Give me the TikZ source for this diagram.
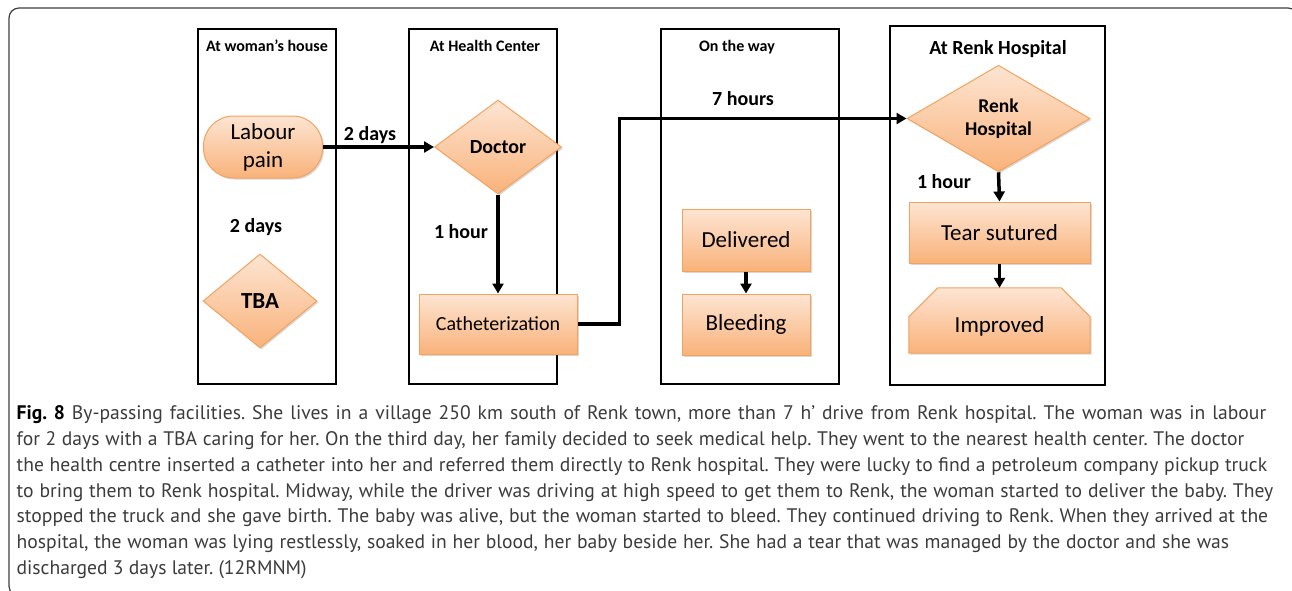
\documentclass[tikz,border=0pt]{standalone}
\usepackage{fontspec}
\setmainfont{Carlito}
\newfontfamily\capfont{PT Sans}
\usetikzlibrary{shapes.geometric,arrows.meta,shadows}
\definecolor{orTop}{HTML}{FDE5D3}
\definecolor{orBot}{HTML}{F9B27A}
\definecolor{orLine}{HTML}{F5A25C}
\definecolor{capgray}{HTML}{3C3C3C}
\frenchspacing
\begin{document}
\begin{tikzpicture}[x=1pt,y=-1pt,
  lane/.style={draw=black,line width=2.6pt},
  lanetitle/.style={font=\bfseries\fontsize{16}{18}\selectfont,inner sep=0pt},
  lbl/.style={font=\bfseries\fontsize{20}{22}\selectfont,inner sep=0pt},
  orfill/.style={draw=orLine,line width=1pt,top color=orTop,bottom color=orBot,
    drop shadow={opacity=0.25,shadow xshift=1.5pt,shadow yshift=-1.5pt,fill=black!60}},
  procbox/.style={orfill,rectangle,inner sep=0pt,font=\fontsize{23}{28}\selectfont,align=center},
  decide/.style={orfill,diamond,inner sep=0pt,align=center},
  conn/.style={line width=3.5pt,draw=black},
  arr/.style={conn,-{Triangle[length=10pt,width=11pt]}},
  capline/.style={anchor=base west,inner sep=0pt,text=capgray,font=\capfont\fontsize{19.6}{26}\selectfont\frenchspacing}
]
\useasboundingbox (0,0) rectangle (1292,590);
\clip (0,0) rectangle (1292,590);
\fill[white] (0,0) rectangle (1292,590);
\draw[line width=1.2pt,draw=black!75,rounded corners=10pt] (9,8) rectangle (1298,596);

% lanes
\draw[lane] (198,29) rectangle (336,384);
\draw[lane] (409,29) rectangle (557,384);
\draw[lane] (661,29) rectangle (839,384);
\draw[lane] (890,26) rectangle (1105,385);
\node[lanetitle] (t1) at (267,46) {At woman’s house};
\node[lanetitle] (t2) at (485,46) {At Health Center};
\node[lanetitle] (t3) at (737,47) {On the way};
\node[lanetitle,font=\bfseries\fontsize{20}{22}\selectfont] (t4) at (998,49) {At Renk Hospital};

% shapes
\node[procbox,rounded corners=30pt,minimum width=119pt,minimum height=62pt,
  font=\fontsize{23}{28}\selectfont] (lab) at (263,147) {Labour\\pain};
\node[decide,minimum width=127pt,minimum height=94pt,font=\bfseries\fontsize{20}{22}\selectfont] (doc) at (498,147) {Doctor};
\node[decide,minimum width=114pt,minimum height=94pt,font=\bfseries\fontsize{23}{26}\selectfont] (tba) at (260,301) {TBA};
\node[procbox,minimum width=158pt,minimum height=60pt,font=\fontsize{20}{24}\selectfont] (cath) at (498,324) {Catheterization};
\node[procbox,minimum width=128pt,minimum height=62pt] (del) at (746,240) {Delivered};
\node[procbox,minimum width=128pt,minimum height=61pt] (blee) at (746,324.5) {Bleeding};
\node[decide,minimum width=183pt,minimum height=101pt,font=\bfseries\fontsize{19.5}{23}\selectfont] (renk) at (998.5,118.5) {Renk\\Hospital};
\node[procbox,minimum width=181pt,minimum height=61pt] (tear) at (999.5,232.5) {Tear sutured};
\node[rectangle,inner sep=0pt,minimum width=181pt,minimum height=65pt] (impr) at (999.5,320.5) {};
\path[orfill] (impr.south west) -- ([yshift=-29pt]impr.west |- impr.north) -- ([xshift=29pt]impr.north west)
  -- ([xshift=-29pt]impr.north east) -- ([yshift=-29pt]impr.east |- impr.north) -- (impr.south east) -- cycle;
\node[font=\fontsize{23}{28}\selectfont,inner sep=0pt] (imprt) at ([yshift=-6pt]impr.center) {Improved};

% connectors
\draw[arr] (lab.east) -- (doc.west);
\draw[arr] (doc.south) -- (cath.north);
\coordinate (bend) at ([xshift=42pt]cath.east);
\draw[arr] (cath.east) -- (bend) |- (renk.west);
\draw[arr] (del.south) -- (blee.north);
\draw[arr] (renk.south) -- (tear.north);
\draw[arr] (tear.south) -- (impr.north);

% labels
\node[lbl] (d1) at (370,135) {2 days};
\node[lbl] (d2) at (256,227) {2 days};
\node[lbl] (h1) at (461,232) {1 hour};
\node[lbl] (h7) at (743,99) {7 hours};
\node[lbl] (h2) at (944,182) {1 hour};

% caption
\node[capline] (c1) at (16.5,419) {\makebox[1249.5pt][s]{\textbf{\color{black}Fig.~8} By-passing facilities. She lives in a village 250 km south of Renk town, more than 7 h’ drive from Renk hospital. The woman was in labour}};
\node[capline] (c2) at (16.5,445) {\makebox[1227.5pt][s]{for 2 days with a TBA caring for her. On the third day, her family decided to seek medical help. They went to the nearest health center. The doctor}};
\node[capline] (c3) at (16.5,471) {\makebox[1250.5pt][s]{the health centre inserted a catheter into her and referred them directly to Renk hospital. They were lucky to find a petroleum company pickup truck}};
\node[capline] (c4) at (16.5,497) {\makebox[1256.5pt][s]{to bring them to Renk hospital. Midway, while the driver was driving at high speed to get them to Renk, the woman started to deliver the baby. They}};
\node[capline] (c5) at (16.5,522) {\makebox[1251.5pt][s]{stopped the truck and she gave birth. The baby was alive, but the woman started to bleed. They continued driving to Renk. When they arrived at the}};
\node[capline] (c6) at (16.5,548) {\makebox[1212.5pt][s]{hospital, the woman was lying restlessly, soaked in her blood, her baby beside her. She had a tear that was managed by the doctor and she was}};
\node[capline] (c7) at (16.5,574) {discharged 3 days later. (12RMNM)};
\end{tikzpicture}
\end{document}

Task details
Return the material line for line, from its beginning to the line that contains "(9,8) rectangle (1298,596);", with the pictures left out.

Written response
Give me the TikZ source for this diagram.
\documentclass[tikz,border=0pt]{standalone}
\usepackage{fontspec}
\setmainfont{Carlito}
\newfontfamily\capfont{PT Sans}
\usetikzlibrary{shapes.geometric,arrows.meta,shadows}
\definecolor{orTop}{HTML}{FDE5D3}
\definecolor{orBot}{HTML}{F9B27A}
\definecolor{orLine}{HTML}{F5A25C}
\definecolor{capgray}{HTML}{3C3C3C}
\frenchspacing
\begin{document}
\begin{tikzpicture}[x=1pt,y=-1pt,
  lane/.style={draw=black,line width=2.6pt},
  lanetitle/.style={font=\bfseries\fontsize{16}{18}\selectfont,inner sep=0pt},
  lbl/.style={font=\bfseries\fontsize{20}{22}\selectfont,inner sep=0pt},
  orfill/.style={draw=orLine,line width=1pt,top color=orTop,bottom color=orBot,
    drop shadow={opacity=0.25,shadow xshift=1.5pt,shadow yshift=-1.5pt,fill=black!60}},
  procbox/.style={orfill,rectangle,inner sep=0pt,font=\fontsize{23}{28}\selectfont,align=center},
  decide/.style={orfill,diamond,inner sep=0pt,align=center},
  conn/.style={line width=3.5pt,draw=black},
  arr/.style={conn,-{Triangle[length=10pt,width=11pt]}},
  capline/.style={anchor=base west,inner sep=0pt,text=capgray,font=\capfont\fontsize{19.6}{26}\selectfont\frenchspacing}
]
\useasboundingbox (0,0) rectangle (1292,590);
\clip (0,0) rectangle (1292,590);
\fill[white] (0,0) rectangle (1292,590);
\draw[line width=1.2pt,draw=black!75,rounded corners=10pt] (9,8) rectangle (1298,596);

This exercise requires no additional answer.